__Stated problem__
Search the listing below for the string "chart" and copy every line where it occurs.

::: Supplied information :::

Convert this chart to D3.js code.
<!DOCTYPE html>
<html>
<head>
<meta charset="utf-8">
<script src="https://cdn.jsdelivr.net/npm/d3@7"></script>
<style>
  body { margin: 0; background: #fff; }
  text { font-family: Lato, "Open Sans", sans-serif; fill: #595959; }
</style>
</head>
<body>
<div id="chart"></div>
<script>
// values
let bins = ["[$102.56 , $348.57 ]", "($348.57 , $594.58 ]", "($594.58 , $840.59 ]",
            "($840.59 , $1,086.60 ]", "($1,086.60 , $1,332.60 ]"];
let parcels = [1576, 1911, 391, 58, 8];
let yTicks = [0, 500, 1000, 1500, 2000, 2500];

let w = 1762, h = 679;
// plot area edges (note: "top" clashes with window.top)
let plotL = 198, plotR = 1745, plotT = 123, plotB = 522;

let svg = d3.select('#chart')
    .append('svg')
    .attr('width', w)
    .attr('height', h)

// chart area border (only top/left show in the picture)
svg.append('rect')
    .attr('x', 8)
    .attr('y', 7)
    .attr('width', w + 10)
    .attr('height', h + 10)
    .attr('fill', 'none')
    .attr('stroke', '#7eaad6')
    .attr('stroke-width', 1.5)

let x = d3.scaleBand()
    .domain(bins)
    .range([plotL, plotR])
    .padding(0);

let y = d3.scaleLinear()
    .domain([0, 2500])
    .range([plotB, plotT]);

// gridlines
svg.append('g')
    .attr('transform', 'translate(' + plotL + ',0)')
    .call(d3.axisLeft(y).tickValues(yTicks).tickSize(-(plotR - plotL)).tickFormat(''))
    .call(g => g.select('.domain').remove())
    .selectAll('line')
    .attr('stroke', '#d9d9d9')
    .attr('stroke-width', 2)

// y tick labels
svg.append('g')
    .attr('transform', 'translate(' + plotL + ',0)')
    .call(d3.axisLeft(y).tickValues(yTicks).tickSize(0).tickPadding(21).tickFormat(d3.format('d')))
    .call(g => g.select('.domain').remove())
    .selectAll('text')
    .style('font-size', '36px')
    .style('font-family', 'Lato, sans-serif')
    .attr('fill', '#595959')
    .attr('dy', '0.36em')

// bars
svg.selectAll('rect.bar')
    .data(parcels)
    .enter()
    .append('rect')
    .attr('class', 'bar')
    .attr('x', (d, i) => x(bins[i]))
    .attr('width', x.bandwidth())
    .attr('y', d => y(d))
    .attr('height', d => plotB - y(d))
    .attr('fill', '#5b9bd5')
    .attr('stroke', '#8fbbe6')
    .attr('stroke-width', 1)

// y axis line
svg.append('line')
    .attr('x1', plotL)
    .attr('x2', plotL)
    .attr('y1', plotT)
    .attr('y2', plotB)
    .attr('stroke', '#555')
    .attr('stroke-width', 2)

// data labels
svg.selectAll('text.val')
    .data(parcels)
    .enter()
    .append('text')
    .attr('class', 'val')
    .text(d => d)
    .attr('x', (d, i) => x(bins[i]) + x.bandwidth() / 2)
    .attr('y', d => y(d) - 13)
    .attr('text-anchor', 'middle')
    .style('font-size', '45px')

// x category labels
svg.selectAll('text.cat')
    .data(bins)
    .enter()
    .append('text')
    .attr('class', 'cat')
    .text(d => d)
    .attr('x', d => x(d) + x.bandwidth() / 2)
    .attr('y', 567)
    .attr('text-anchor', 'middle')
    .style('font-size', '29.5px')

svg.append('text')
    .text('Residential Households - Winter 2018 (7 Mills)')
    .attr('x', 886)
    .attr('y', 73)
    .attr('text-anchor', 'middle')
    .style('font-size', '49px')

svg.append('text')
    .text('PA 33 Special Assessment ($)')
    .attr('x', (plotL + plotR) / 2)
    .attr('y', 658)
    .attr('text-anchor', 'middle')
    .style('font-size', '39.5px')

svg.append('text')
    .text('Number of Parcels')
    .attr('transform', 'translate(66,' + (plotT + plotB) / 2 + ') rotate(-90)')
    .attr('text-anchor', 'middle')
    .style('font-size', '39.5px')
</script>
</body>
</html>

:::

__Exercise result__
Convert this chart to D3.js code.
<div id="chart"></div>
let svg = d3.select('#chart')
// chart area border (only top/left show in the picture)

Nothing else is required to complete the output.